In the beginning of the trilogy, Oedipus learns from the oracle that he is destined to kill his father and sleep with his mother. He is so horrified that he flees from the King and Queen who raised him, not aware at all that they are not his natural parents. He then unknowingly kills his real father and marries his real mom, who hasn't a clue that she gave him birth. Only when fate intervenes does he learn the truth of his origins. The poor man's life unravels quickly. He gouges out his own eyes, while mom hangs herself.

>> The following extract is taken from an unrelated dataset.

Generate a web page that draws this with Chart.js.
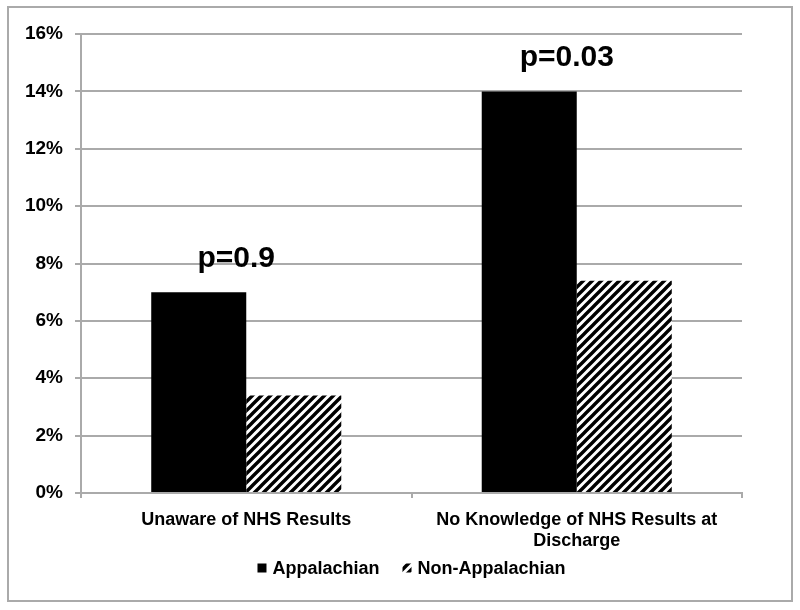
<!DOCTYPE html>
<html>
<head>
<meta charset="utf-8">
<script src="https://cdn.jsdelivr.net/npm/chart.js@4/dist/chart.umd.min.js"></script>
<style>
    body { margin: 0; background: #fff; }
    canvas { display: block; }
</style>
</head>
<body>
<canvas id="chart" width="800" height="610"></canvas>
<script>
// 카테고리 / 시리즈 값
const categories = ["Unaware of NHS Results", ["No Knowledge of NHS Results at", "Discharge"]]
const seriesNames = ["Appalachian", "Non-Appalachian"]
const appalachianValues = [7.0, 14.0]
const nonAppalachianValues = [3.4, 7.4]
const pLabels = ["p=0.9", "p=0.03"]

const FONT = "'Liberation Sans', Arial, sans-serif"

// 사선 해칭 패턴
function makeHatch() {
    const size = 9
    const c = document.createElement('canvas')
    c.width = size
    c.height = size
    const ctx = c.getContext('2d')
    ctx.fillStyle = "#fff"
    ctx.fillRect(0, 0, size, size)
    ctx.strokeStyle = "#000"
    ctx.lineWidth = 3.4
    ctx.beginPath()
    ctx.moveTo(-2, size + 2); ctx.lineTo(size + 2, -2)
    ctx.moveTo(-size / 2 - 2, size / 2 + 2); ctx.lineTo(size / 2 + 2, -size / 2 - 2)
    ctx.moveTo(size / 2 - 2, size * 1.5 + 2); ctx.lineTo(size * 1.5 + 2, size / 2 - 2)
    ctx.stroke()
    return document.getElementById('chart').getContext('2d').createPattern(c, 'repeat')
}

// 바깥 테두리
const framePlugin = {
    id: 'frame',
    beforeDraw(chart) {
        const ctx = chart.ctx
        ctx.save()
        ctx.fillStyle = "#fff"
        ctx.fillRect(0, 0, chart.width, chart.height)
        ctx.strokeStyle = "#aaa"
        ctx.lineWidth = 2
        ctx.strokeRect(8, 7, 784, 594)
        ctx.restore()
    }
}

// p 값 텍스트
const pValuePlugin = {
    id: 'pvalues',
    afterDatasetsDraw(chart) {
        const ctx = chart.ctx
        const meta = chart.getDatasetMeta(0)
        ctx.save()
        ctx.font = "bold 30px " + FONT
        ctx.fillStyle = "#000"
        ctx.textAlign = "center"
        ctx.textBaseline = "alphabetic"
        meta.data.forEach(function (bar, i) {
            const cx = chart.scales.x.getPixelForValue(i) - 10
            ctx.fillText(pLabels[i], cx, bar.y - 25)
        })
        ctx.restore()
    }
}

// 하단 범례 (항목 간격을 넓게)
const legendPlugin = {
    id: 'customLegend',
    afterDraw(chart) {
        const ctx = chart.ctx
        const box = 9, gap = 6, itemGap = 23
        const cy = 568
        ctx.save()
        ctx.font = "bold 18px " + FONT
        ctx.textBaseline = "middle"
        const items = chart.data.datasets.map(function (ds) {
            return { text: ds.label, fill: ds.backgroundColor, w: box + gap + ctx.measureText(ds.label).width }
        })
        let total = items.reduce(function (s, it) { return s + it.w }, 0) + itemGap * (items.length - 1)
        let x = (chart.chartArea.left + chart.chartArea.right) / 2 - total / 2
        items.forEach(function (it) {
            ctx.fillStyle = it.fill
            ctx.fillRect(x, cy - box / 2, box, box)
            ctx.fillStyle = "#000"
            ctx.fillText(it.text, x + box + gap, cy + 1)
            x += it.w + itemGap
        })
        ctx.restore()
    }
}

const hatch = makeHatch()

new Chart(document.getElementById('chart'), {
    type: 'bar',
    data: {
        labels: categories,
        datasets: [{
            label: seriesNames[0],
            data: appalachianValues,
            backgroundColor: "#000",
            borderWidth: 0
        }, {
            label: seriesNames[1],
            data: nonAppalachianValues,
            backgroundColor: hatch,
            borderWidth: 0
        }]
    },
    options: {
        responsive: false,
        animation: false,
        layout: { padding: { left: 0, right: 58, top: 34, bottom: 57 } },
        datasets: { bar: { categoryPercentage: 0.575, barPercentage: 1.0 } },
        scales: {
            x: {
                grid: { offset: true, drawOnChartArea: false, tickLength: 5, color: "#aaa", lineWidth: 2 },
                border: { color: "#aaa", width: 2 },
                ticks: { color: "#000", font: { family: FONT, size: 18, weight: 'bold' }, padding: 11, maxRotation: 0 },
                afterFit(s) { s.height = 60 }
            },
            y: {
                min: 0,
                max: 16,
                ticks: {
                    stepSize: 2,
                    color: "#000",
                    font: { family: FONT, size: 19, weight: 'bold' },
                    padding: 12,
                    callback: function (v) { return v + "%" }
                },
                grid: { color: "#aaa", lineWidth: 2, tickLength: 6 },
                border: { color: "#aaa", width: 2 },
                afterFit(s) { s.width = 81 }
            }
        },
        plugins: {
            legend: { display: false },
            tooltip: { enabled: false }
        }
    },
    plugins: [framePlugin, pValuePlugin, legendPlugin]
})
</script>
</body>
</html>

The story continues years later with Oedipus as an old man wandering into Colonus with his loyal daughter, Antigone. Family strife continues with the former King's two sons warring for control of their homeland. Oedipus, bitter that both boys turned their backs on him, stays in Colonus, refusing to help either one. Once again a prophecy by the oracle comes true and more bloodshed befalls this unhappy family. In the third part, Antigone defies the law to follow a higher command and is condemned to death. This time, however, events flow more from hubris than from fate, making this final bloodbath more tragic in a Shakespearean sense rather than because it was decreed by the Gods.

The show's set design by Harry Feiner, effective in its simplicity, serves all three plays, and the costume design by Devon Painter is particularly noteworthy for doing so much on such a modest budget. Where this production runs into trouble is in the uneven acting of its eight-member cast, all of whom play multiple roles. The best in this troupe are TJ Edwards, who plays the elder Oedipus, and Dominic Cuskern, who uses his deep voice to excellent effect as the soothsayer Tiresias. Among the women in the cast, Jolly Abraham gives a solid, dignified performance as Antigone.

With this ambitious work, the company has provided contemporary audiences an opportunity to go back to the beginnings of the family drama. See The Oedipus Cycle on one evening, then take in August: Osage County the next. You can take the rest of your life to fill in everything between.